The basic idea is that the main program creates a CancellationTokenSource instance, and passes the Token member (a CancellationToken) to the methods that want to check for cancellation. I’ll let you read up on the details.
Here’s an example.
private void DoStuff()
{
CancellationTokenSource cancel = new CancellationTokenSource();
// Start tasks
ThreadPool.QueueUserWorkItem((s) =>
{
var task1 = new Task1Class();
task1.DoTask1(cancel.Token);
});
Console.WriteLine("Press Enter to stop thread.");
Console.ReadLine();
// set cancel flag
cancel.Cancel();
Console.WriteLine("Cancel requested!");
}
public class Task1Class
{
public void DoTask1(CancellationToken cancelToken)
{
Console.WriteLine("Task1 started.");
while (!cancelToken.IsCancellationRequested)
{
// do stuff
}
Console.WriteLine("Task1 exit.");
}
}That looks a lot cleaner to me. I can tell just by looking at the code exactly what is going on. Furthermore, there is no way that one of the tasks can inadvertently cancel the entire process because there’s no way for them to set the cancel flag. They can only query it.

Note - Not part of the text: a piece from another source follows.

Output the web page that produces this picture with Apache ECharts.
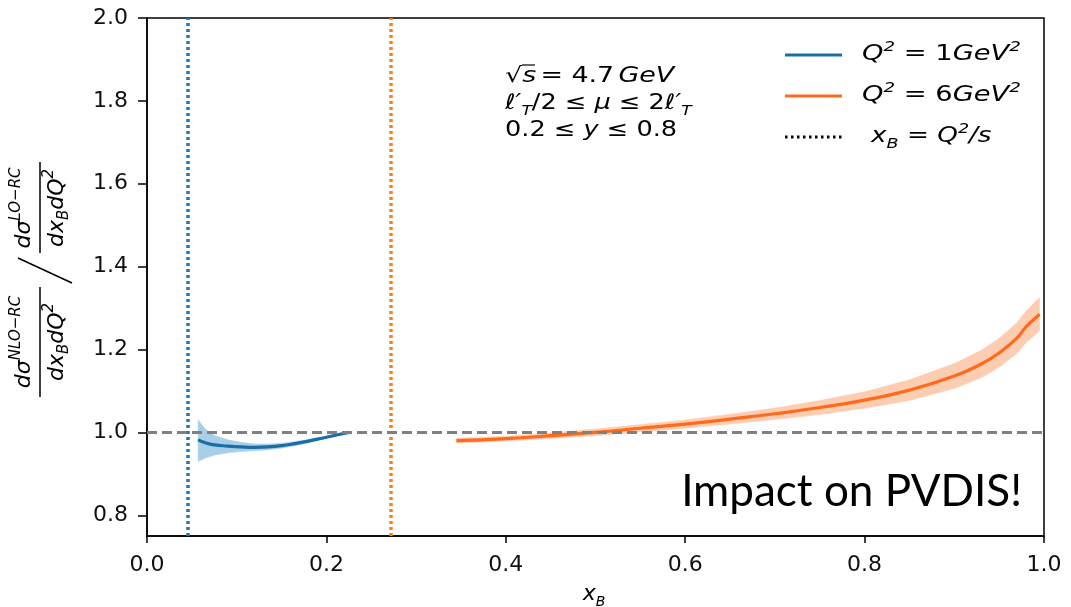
<!DOCTYPE html>
<html><head><meta charset="utf-8">
<script src="https://cdn.jsdelivr.net/npm/echarts@6/dist/echarts.min.js"></script>
<style>html,body{margin:0;padding:0;background:#fff}#c{width:1071px;height:607px}</style>
</head><body><div id="c"></div>
<script>
// ---- data ----
const xTicks = [0.0, 0.2, 0.4, 0.6, 0.8, 1.0];
const yTicks = [0.8, 1.0, 1.2, 1.4, 1.6, 1.8, 2.0];
const seriesNames = ['Q² = 1GeV²', 'Q² = 6GeV²'];
const xBLines = [0.045, 0.272];      // x_B = Q²/s for the two Q²
const refLine = 1.0;

const blueX  = [0.057, 0.065, 0.075, 0.090, 0.105, 0.120, 0.135, 0.150, 0.165, 0.180, 0.195, 0.210, 0.225];
const blueY  = [0.982, 0.975, 0.970, 0.967, 0.965, 0.964, 0.965, 0.968, 0.973, 0.979, 0.986, 0.993, 1.000];
const blueLo = [0.930, 0.938, 0.945, 0.951, 0.954, 0.956, 0.958, 0.962, 0.968, 0.975, 0.983, 0.991, 0.999];
const blueHi = [1.030, 1.008, 0.993, 0.982, 0.976, 0.972, 0.972, 0.974, 0.978, 0.983, 0.989, 0.995, 1.001];

const orangeX  = [0.345, 0.40, 0.45, 0.50, 0.55, 0.60, 0.65, 0.70, 0.75, 0.80, 0.85, 0.90, 0.93, 0.95, 0.97, 0.98, 0.99, 0.995];
const orangeY  = [0.980, 0.985, 0.992, 1.000, 1.010, 1.020, 1.032, 1.045, 1.060, 1.078, 1.102, 1.136, 1.165, 1.192, 1.228, 1.255, 1.275, 1.285];
const orangeLo = [0.974, 0.979, 0.985, 0.992, 1.001, 1.010, 1.020, 1.031, 1.043, 1.058, 1.077, 1.106, 1.132, 1.157, 1.191, 1.217, 1.235, 1.245];
const orangeHi = [0.986, 0.991, 0.999, 1.008, 1.019, 1.030, 1.044, 1.059, 1.077, 1.098, 1.127, 1.166, 1.198, 1.227, 1.265, 1.293, 1.315, 1.325];

// ---- styles ----
const C_BLUE = '#1a6ea8', C_BLUE_V = '#1f77b4', C_BLUE_BAND = '#a9cfe6';
const C_OR = '#ff6a1c', C_OR_V = '#ff7f0e', C_OR_BAND = '#fdcdb2';
const MF = 'DejaVu Sans';

const pairs = (xs, ys) => xs.map((x, i) => [x, ys[i]]);
const triples = (xs, lo, hi) => xs.map((x, i) => [x, lo[i], hi[i]]);

function makeBand(name, xs, lo, hi, color) {
  const data = triples(xs, lo, hi);
  return {
    type: 'custom', name: name, data: data, silent: true, z: 1, clip: true,
    encode: {x: 0, y: [1, 2]},
    renderItem: function (params, api) {
      if (params.dataIndex !== 0) return null;
      const pts = [];
      for (let i = 0; i < data.length; i++) pts.push(api.coord([data[i][0], data[i][2]]));
      for (let i = data.length - 1; i >= 0; i--) pts.push(api.coord([data[i][0], data[i][1]]));
      return {type: 'polygon', shape: {points: pts}, style: {fill: color, stroke: color, lineWidth: 0.5}};
    }
  };
}

function mathRich(size, sub) {
  return {
    m: {fontSize: size, fontFamily: MF, fontStyle: 'italic', color: '#000', lineHeight: size + 8, verticalAlign: 'middle'},
    r: {fontSize: size, fontFamily: MF, color: '#000', lineHeight: size + 8, verticalAlign: 'middle'},
    s: {fontSize: sub, fontFamily: MF, fontStyle: 'italic', color: '#000', lineHeight: sub, verticalAlign: 'top'},
    b: {fontSize: sub, fontFamily: MF, fontStyle: 'italic', color: '#000', lineHeight: sub, verticalAlign: 'bottom'}
  };
}

const chart = echarts.init(document.getElementById('c'), null, {renderer: 'canvas'});

const ylabRich = mathRich(22, 15);
const annRich = mathRich(21, 14);
const legRich = mathRich(21, 14);

const option = {
  backgroundColor: '#fff',
  animation: false,
  grid: {left: 147, right: 27, top: 18, bottom: 71, show: true, borderColor: '#000', borderWidth: 1.5, backgroundColor: 'transparent'},
  xAxis: {
    type: 'value', min: xTicks[0], max: xTicks[xTicks.length - 1], interval: 0.2,
    axisLine: {show: true, onZero: false, lineStyle: {color: '#000', width: 1.5}},
    axisTick: {show: true, length: 7, lineStyle: {color: '#000', width: 1.5}},
    axisLabel: {margin: 18, fontSize: 22, fontFamily: MF, color: '#111', formatter: v => v.toFixed(1)},
    splitLine: {show: false}
  },
  yAxis: {
    type: 'value', min: 0.75, max: 2.0,
    axisLine: {show: true, onZero: false, lineStyle: {color: '#000', width: 1.5}},
    axisTick: {show: true, length: 9, customValues: yTicks, lineStyle: {color: '#000', width: 1.5}},
    axisLabel: {margin: 19, fontSize: 22, fontFamily: MF, color: '#111', customValues: yTicks, formatter: v => v.toFixed(1)},
    splitLine: {show: false}
  },
  series: [
    makeBand('bandB', blueX, blueLo, blueHi, C_BLUE_BAND),
    makeBand('bandO', orangeX, orangeLo, orangeHi, C_OR_BAND),
    {type: 'line', name: seriesNames[0], data: pairs(blueX, blueY), symbol: 'none', smooth: true,
     lineStyle: {color: C_BLUE, width: 3.2}, z: 3,
     markLine: {silent: true, precision: 6, symbol: ['none', 'none'], label: {show: false},
       lineStyle: {color: C_BLUE_V, type: [3, 3], width: 3.5}, data: [{xAxis: xBLines[0]}]}},
    {type: 'line', name: seriesNames[1], data: pairs(orangeX, orangeY), symbol: 'none', smooth: true,
     lineStyle: {color: C_OR, width: 3.2}, z: 3,
     markLine: {silent: true, precision: 6, symbol: ['none', 'none'], label: {show: false},
       lineStyle: {color: C_OR_V, type: [3, 3], width: 3.5}, data: [{xAxis: xBLines[1]}]}},
    {type: 'line', name: 'ref', data: [], symbol: 'none', z: 4,
     markLine: {silent: true, precision: 6, symbol: ['none', 'none'], label: {show: false}, z: 5,
       lineStyle: {color: '#808080', type: [10, 5], width: 3}, data: [{yAxis: refLine}]}}
  ],
  graphic: [
    // y-axis label: (dσ^{NLO-RC}/dx_B dQ²) / (dσ^{LO-RC}/dx_B dQ²)
    {type: 'group', x: 40, y: 268, rotation: Math.PI / 2, children: [
      {type: 'line', shape: {x1: -129, y1: 0, x2: -19, y2: 0}, style: {stroke: '#000', lineWidth: 1.5}},
      {type: 'text', x: -74, y: -1, style: {text: '{m|dσ}{s|NLO−RC}', rich: ylabRich, align: 'center', verticalAlign: 'bottom'}},
      {type: 'text', x: -74, y: 2, style: {text: '{m|dx}{b|B}{m|dQ}{s|2}', rich: ylabRich, align: 'center', verticalAlign: 'top'}},
      {type: 'line', shape: {x1: -15, y1: 32, x2: 10, y2: -22}, style: {stroke: '#000', lineWidth: 1.5}},
      {type: 'line', shape: {x1: 15, y1: 0, x2: 106, y2: 0}, style: {stroke: '#000', lineWidth: 1.5}},
      {type: 'text', x: 60, y: -1, style: {text: '{m|dσ}{s|LO−RC}', rich: ylabRich, align: 'center', verticalAlign: 'bottom'}},
      {type: 'text', x: 60, y: 2, style: {text: '{m|dx}{b|B}{m|dQ}{s|2}', rich: ylabRich, align: 'center', verticalAlign: 'top'}}
    ]},
    // x-axis label
    {type: 'text', x: 594, y: 594, style: {text: '{m|x}{b|B}', rich: mathRich(22, 14), align: 'center', verticalAlign: 'middle'}},
    // annotation
    {type: 'text', x: 505, y: 77, scaleX: 1.28, style: {text: '{r|√}{m|s} {r|= 4.7} {m|GeV}', rich: annRich, align: 'left', verticalAlign: 'middle'}},
    {type: 'line', shape: {x1: 522, y1: 65, x2: 535, y2: 65}, style: {stroke: '#000', lineWidth: 1.2}},
    {type: 'text', x: 505, y: 104, scaleX: 1.22, style: {text: '{m|ℓ′}{b|T}{r|/2 ≤ }{m|μ}{r| ≤ 2}{m|ℓ′}{b|T}', rich: annRich, align: 'left', verticalAlign: 'middle'}},
    {type: 'text', x: 505, y: 131, scaleX: 1.22, style: {text: '{r|0.2 ≤ }{m|y}{r| ≤ 0.8}', rich: annRich, align: 'left', verticalAlign: 'middle'}},
    // legend
    {type: 'line', shape: {x1: 785, y1: 55, x2: 842, y2: 55}, style: {stroke: C_BLUE, lineWidth: 3}},
    {type: 'text', x: 862, y: 55, scaleX: 1.3, style: {text: '{m|Q}{s|2}{r| = 1}{m|GeV}{s|2}', rich: legRich, align: 'left', verticalAlign: 'middle'}},
    {type: 'line', shape: {x1: 785, y1: 96, x2: 842, y2: 96}, style: {stroke: C_OR, lineWidth: 3}},
    {type: 'text', x: 862, y: 96, scaleX: 1.3, style: {text: '{m|Q}{s|2}{r| = 6}{m|GeV}{s|2}', rich: legRich, align: 'left', verticalAlign: 'middle'}},
    {type: 'line', shape: {x1: 785, y1: 137, x2: 842, y2: 137}, style: {stroke: '#000', lineWidth: 3, lineDash: [2.5, 3.5]}},
    {type: 'text', x: 871, y: 137, scaleX: 1.25, style: {text: '{m|x}{b|B}{r| = }{m|Q}{s|2}{m|/s}', rich: legRich, align: 'left', verticalAlign: 'middle'}},
    // overlay note
    {type: 'text', x: 1022, y: 492, style: {text: 'Impact on PVDIS!', font: '44px Lato', fill: '#000', align: 'right', verticalAlign: 'middle'}}
  ]
};
chart.setOption(option);
</script></body></html>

Another advantage of this method (and the one that uses events) over the reference flag (which doesn’t work, but even if it did) is that you can pass the CancellationToken to a class’s constructor so that the class can cache it. That way, it doesn’t have to pass the cancellation token to every internal method that might need it. For example:
private void DoStuff()
{
CancellationTokenSource cancel = new CancellationTokenSource();
// Start tasks
ThreadPool.QueueUserWorkItem((s) =>
{
var task1 = new Task1Class(cancel.Token);
task1.DoTask1();
});
Console.WriteLine("Press Enter to stop thread.");
Console.ReadLine();
// set cancel flag
cancel.Cancel();
Console.WriteLine("Cancel requested!");
}
public class Task1Class
{
private readonly CancellationToken _cancelToken;
public Task1Class(CancellationToken cancelToken)
{
_cancelToken = cancelToken;
}
public void DoTask1()
{
Console.WriteLine("Task1 started.");
DoSubtask1();
if (!_cancelToken.IsCancellationRequested)
{
DoSubtask2();
}
Console.WriteLine("Task1 exit.");
}
private void DoSubtask1()
{
while (!_cancelToken.IsCancellationRequested)
{
// do stuff
}
}
private void DoSubtask2()
{
while (!_cancelToken.IsCancellationRequested)
{
// do stuff
}
}
}You can’t store a reference in C# (you can store an instance of a reference type, but that’s a different thing), so there wouldn’t be any way to do this using a simple Boolean flag. You can’t write, for example:
private ref bool cancelRequested; // this doesn't compile!The most important thing I learned from this investigation is:
If you’re writing multi-threaded code, use synchronization primitives for all inter-thread communication.
Furthermore, I’ve shown that volatile is not a synchronization primitive.
If you’re writing for .NET 4.0 or later, then take advantage of Cancellation. Otherwise, use a ManualResetEvent or ManualResetEventSlim to approximate that functionality.